## BEGIN Provided material
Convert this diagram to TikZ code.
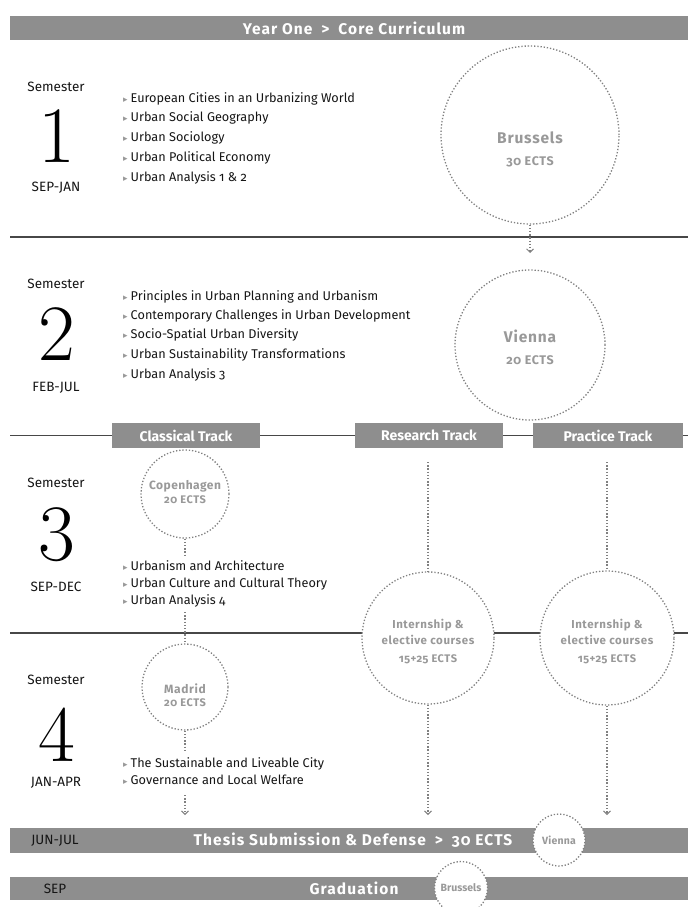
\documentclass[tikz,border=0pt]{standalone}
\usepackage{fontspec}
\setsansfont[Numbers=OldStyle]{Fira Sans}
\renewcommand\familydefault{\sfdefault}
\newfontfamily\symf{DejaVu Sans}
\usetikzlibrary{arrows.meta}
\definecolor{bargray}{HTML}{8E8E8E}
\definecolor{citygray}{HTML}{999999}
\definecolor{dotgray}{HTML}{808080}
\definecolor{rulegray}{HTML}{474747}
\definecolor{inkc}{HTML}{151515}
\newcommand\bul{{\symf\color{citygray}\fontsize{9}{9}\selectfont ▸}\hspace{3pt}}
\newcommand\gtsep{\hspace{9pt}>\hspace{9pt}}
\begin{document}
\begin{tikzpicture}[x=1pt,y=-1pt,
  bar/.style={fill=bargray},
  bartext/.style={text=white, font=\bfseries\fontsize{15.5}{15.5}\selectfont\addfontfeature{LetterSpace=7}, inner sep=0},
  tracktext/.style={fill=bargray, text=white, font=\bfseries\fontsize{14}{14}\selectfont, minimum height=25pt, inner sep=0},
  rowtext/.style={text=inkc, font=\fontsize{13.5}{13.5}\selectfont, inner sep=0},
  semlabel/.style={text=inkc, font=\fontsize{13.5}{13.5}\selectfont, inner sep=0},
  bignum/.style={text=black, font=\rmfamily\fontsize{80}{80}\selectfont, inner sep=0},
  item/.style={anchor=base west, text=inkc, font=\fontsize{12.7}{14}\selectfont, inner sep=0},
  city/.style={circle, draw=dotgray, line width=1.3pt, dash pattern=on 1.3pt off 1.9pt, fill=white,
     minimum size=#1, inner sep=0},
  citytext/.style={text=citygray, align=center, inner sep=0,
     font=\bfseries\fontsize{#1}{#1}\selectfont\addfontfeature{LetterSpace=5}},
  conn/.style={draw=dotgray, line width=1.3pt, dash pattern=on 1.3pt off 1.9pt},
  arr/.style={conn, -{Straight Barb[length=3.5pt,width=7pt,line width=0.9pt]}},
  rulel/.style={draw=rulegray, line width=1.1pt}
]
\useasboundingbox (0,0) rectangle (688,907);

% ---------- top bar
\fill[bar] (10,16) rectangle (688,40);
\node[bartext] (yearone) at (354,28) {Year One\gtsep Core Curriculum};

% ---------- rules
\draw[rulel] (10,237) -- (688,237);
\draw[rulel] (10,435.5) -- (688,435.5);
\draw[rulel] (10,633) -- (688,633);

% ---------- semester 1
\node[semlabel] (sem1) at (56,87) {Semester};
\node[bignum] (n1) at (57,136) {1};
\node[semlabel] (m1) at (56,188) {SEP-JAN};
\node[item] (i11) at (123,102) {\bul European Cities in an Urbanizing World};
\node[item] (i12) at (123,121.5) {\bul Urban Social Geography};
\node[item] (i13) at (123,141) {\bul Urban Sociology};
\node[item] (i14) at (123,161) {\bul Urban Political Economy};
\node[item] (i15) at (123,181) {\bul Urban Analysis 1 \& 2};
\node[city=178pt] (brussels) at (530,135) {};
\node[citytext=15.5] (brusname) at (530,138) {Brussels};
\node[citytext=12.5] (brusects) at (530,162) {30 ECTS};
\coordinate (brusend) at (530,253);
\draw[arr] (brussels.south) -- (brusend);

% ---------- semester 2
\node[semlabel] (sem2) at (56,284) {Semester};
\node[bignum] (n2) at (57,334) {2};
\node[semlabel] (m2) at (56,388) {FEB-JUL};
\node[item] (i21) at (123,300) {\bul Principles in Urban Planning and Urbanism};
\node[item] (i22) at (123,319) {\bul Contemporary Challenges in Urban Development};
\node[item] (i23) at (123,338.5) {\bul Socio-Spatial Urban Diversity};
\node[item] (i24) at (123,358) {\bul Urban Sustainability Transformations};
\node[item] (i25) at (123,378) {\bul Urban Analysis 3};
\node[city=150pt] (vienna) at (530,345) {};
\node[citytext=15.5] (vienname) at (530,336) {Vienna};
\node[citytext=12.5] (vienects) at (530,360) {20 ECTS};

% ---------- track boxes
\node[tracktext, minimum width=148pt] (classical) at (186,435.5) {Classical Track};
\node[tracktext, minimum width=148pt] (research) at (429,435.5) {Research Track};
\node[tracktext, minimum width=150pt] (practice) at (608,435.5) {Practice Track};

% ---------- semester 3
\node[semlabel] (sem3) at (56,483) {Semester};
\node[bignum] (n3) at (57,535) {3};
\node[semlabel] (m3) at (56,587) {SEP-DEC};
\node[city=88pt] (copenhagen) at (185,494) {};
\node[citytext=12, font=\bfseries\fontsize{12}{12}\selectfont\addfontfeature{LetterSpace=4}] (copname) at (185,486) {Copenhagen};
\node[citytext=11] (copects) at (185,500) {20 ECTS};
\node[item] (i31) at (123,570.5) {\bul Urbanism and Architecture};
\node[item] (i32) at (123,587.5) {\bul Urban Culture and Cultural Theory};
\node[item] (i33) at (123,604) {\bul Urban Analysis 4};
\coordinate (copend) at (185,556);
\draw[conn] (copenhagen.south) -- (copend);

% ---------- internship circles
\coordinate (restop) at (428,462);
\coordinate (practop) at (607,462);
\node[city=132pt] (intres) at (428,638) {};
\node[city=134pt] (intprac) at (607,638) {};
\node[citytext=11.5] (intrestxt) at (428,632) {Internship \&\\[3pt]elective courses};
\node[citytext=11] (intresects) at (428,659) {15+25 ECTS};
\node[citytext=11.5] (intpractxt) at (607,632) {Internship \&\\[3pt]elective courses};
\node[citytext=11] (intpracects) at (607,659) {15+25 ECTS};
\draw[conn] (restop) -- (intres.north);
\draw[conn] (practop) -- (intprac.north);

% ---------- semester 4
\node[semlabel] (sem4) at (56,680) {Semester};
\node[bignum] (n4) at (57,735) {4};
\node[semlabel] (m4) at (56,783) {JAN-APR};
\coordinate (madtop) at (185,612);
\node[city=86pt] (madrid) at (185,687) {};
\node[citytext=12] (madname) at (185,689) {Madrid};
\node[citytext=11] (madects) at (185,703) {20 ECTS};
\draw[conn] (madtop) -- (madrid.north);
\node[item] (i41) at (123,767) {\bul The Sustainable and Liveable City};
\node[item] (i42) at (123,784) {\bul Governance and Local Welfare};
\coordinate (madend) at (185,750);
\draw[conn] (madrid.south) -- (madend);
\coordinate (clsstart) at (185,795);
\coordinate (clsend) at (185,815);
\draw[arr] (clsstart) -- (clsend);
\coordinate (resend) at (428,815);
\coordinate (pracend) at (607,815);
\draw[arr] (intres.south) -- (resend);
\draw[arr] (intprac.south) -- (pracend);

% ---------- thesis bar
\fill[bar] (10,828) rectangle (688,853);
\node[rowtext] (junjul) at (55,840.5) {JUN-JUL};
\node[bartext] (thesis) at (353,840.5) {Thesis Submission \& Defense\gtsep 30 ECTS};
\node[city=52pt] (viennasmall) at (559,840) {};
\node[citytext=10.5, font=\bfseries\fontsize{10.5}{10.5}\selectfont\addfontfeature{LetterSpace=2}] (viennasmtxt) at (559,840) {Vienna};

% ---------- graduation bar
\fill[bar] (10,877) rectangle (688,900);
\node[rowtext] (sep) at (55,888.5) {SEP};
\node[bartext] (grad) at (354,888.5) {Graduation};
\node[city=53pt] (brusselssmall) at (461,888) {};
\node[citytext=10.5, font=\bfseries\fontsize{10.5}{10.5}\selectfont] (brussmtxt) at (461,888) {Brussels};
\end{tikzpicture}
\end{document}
## END Provided material
— What is being asked —
Restate only the lines running from the start of the material above through the line containing "(10,633) -- (688,633);", ends included. No pictures.

— Exercise output —
Convert this diagram to TikZ code.
\documentclass[tikz,border=0pt]{standalone}
\usepackage{fontspec}
\setsansfont[Numbers=OldStyle]{Fira Sans}
\renewcommand\familydefault{\sfdefault}
\newfontfamily\symf{DejaVu Sans}
\usetikzlibrary{arrows.meta}
\definecolor{bargray}{HTML}{8E8E8E}
\definecolor{citygray}{HTML}{999999}
\definecolor{dotgray}{HTML}{808080}
\definecolor{rulegray}{HTML}{474747}
\definecolor{inkc}{HTML}{151515}
\newcommand\bul{{\symf\color{citygray}\fontsize{9}{9}\selectfont ▸}\hspace{3pt}}
\newcommand\gtsep{\hspace{9pt}>\hspace{9pt}}
\begin{document}
\begin{tikzpicture}[x=1pt,y=-1pt,
  bar/.style={fill=bargray},
  bartext/.style={text=white, font=\bfseries\fontsize{15.5}{15.5}\selectfont\addfontfeature{LetterSpace=7}, inner sep=0},
  tracktext/.style={fill=bargray, text=white, font=\bfseries\fontsize{14}{14}\selectfont, minimum height=25pt, inner sep=0},
  rowtext/.style={text=inkc, font=\fontsize{13.5}{13.5}\selectfont, inner sep=0},
  semlabel/.style={text=inkc, font=\fontsize{13.5}{13.5}\selectfont, inner sep=0},
  bignum/.style={text=black, font=\rmfamily\fontsize{80}{80}\selectfont, inner sep=0},
  item/.style={anchor=base west, text=inkc, font=\fontsize{12.7}{14}\selectfont, inner sep=0},
  city/.style={circle, draw=dotgray, line width=1.3pt, dash pattern=on 1.3pt off 1.9pt, fill=white,
     minimum size=#1, inner sep=0},
  citytext/.style={text=citygray, align=center, inner sep=0,
     font=\bfseries\fontsize{#1}{#1}\selectfont\addfontfeature{LetterSpace=5}},
  conn/.style={draw=dotgray, line width=1.3pt, dash pattern=on 1.3pt off 1.9pt},
  arr/.style={conn, -{Straight Barb[length=3.5pt,width=7pt,line width=0.9pt]}},
  rulel/.style={draw=rulegray, line width=1.1pt}
]
\useasboundingbox (0,0) rectangle (688,907);

% ---------- top bar
\fill[bar] (10,16) rectangle (688,40);
\node[bartext] (yearone) at (354,28) {Year One\gtsep Core Curriculum};

% ---------- rules
\draw[rulel] (10,237) -- (688,237);
\draw[rulel] (10,435.5) -- (688,435.5);
\draw[rulel] (10,633) -- (688,633);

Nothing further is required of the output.